▸ Aim of the task: Render the material again word for word, skipping the pictures in it.

▸ Entries with chart source code:

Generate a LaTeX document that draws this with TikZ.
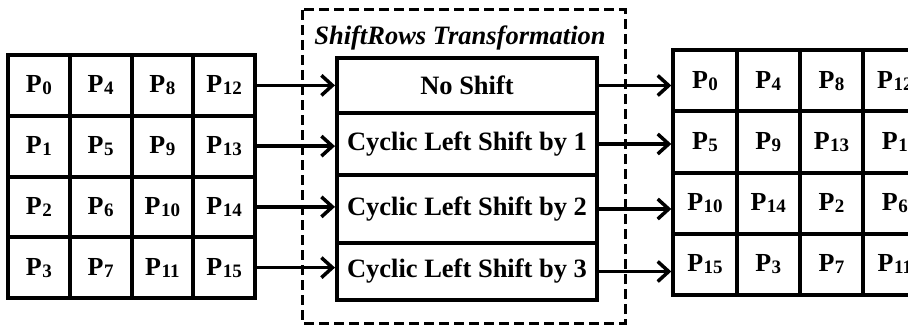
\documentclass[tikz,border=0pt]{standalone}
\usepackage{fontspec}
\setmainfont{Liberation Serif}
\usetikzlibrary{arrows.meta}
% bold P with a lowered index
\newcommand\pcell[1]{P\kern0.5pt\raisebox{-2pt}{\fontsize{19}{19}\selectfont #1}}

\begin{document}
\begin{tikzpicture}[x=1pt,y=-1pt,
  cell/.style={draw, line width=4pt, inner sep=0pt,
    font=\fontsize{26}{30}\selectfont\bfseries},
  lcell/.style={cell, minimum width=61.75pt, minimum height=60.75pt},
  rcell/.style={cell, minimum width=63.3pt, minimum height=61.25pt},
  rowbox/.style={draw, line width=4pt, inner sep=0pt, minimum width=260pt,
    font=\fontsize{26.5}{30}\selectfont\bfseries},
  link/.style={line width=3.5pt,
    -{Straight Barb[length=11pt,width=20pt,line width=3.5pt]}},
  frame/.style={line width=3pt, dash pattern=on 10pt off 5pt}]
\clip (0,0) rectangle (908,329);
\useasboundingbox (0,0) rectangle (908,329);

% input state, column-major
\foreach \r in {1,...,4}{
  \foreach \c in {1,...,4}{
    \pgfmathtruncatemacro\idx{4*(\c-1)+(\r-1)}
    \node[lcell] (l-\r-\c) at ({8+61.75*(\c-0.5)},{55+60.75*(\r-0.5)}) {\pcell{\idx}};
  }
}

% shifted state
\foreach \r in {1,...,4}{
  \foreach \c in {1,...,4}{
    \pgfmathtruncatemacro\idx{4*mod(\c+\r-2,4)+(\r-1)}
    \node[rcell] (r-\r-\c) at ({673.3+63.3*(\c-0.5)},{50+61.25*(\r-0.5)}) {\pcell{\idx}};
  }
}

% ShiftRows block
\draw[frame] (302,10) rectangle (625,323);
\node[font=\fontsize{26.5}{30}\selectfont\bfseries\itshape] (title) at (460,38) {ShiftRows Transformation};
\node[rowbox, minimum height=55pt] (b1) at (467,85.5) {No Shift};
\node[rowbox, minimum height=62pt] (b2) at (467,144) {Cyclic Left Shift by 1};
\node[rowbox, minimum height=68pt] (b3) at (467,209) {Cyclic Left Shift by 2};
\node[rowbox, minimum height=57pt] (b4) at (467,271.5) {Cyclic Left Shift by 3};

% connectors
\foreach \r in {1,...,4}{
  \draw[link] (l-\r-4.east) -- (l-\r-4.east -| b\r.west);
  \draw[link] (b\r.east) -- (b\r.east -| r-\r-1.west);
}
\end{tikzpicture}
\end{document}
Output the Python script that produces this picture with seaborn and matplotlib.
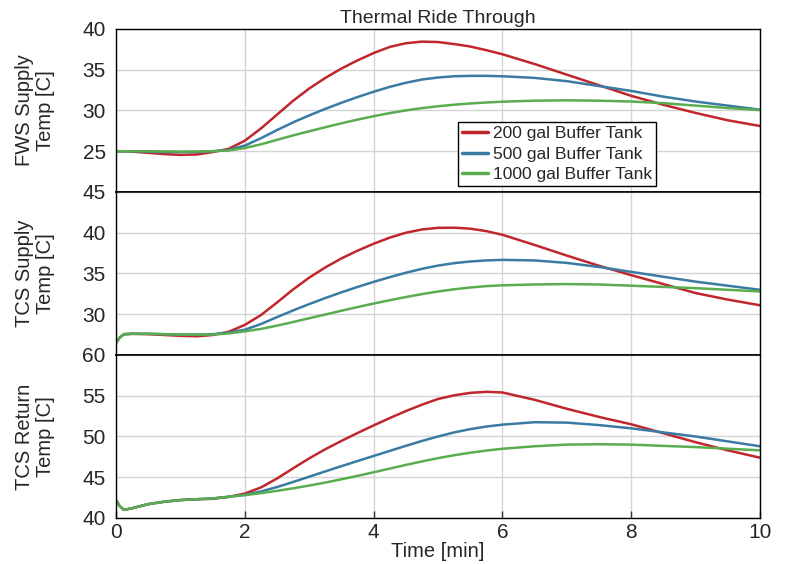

▸ Result for this task:
Generate a LaTeX document that draws this with TikZ.
\documentclass[tikz,border=0pt]{standalone}
\usepackage{fontspec}
\setmainfont{Liberation Serif}
\usetikzlibrary{arrows.meta}
% bold P with a lowered index
\newcommand\pcell[1]{P\kern0.5pt\raisebox{-2pt}{\fontsize{19}{19}\selectfont #1}}

\begin{document}
\begin{tikzpicture}[x=1pt,y=-1pt,
  cell/.style={draw, line width=4pt, inner sep=0pt,
    font=\fontsize{26}{30}\selectfont\bfseries},
  lcell/.style={cell, minimum width=61.75pt, minimum height=60.75pt},
  rcell/.style={cell, minimum width=63.3pt, minimum height=61.25pt},
  rowbox/.style={draw, line width=4pt, inner sep=0pt, minimum width=260pt,
    font=\fontsize{26.5}{30}\selectfont\bfseries},
  link/.style={line width=3.5pt,
    -{Straight Barb[length=11pt,width=20pt,line width=3.5pt]}},
  frame/.style={line width=3pt, dash pattern=on 10pt off 5pt}]
\clip (0,0) rectangle (908,329);
\useasboundingbox (0,0) rectangle (908,329);

% input state, column-major
\foreach \r in {1,...,4}{
  \foreach \c in {1,...,4}{
    \pgfmathtruncatemacro\idx{4*(\c-1)+(\r-1)}
    \node[lcell] (l-\r-\c) at ({8+61.75*(\c-0.5)},{55+60.75*(\r-0.5)}) {\pcell{\idx}};
  }
}

% shifted state
\foreach \r in {1,...,4}{
  \foreach \c in {1,...,4}{
    \pgfmathtruncatemacro\idx{4*mod(\c+\r-2,4)+(\r-1)}
    \node[rcell] (r-\r-\c) at ({673.3+63.3*(\c-0.5)},{50+61.25*(\r-0.5)}) {\pcell{\idx}};
  }
}

% ShiftRows block
\draw[frame] (302,10) rectangle (625,323);
\node[font=\fontsize{26.5}{30}\selectfont\bfseries\itshape] (title) at (460,38) {ShiftRows Transformation};
\node[rowbox, minimum height=55pt] (b1) at (467,85.5) {No Shift};
\node[rowbox, minimum height=62pt] (b2) at (467,144) {Cyclic Left Shift by 1};
\node[rowbox, minimum height=68pt] (b3) at (467,209) {Cyclic Left Shift by 2};
\node[rowbox, minimum height=57pt] (b4) at (467,271.5) {Cyclic Left Shift by 3};

% connectors
\foreach \r in {1,...,4}{
  \draw[link] (l-\r-4.east) -- (l-\r-4.east -| b\r.west);
  \draw[link] (b\r.east) -- (b\r.east -| r-\r-1.west);
}
\end{tikzpicture}
\end{document}
Output the Python script that produces this picture with seaborn and matplotlib.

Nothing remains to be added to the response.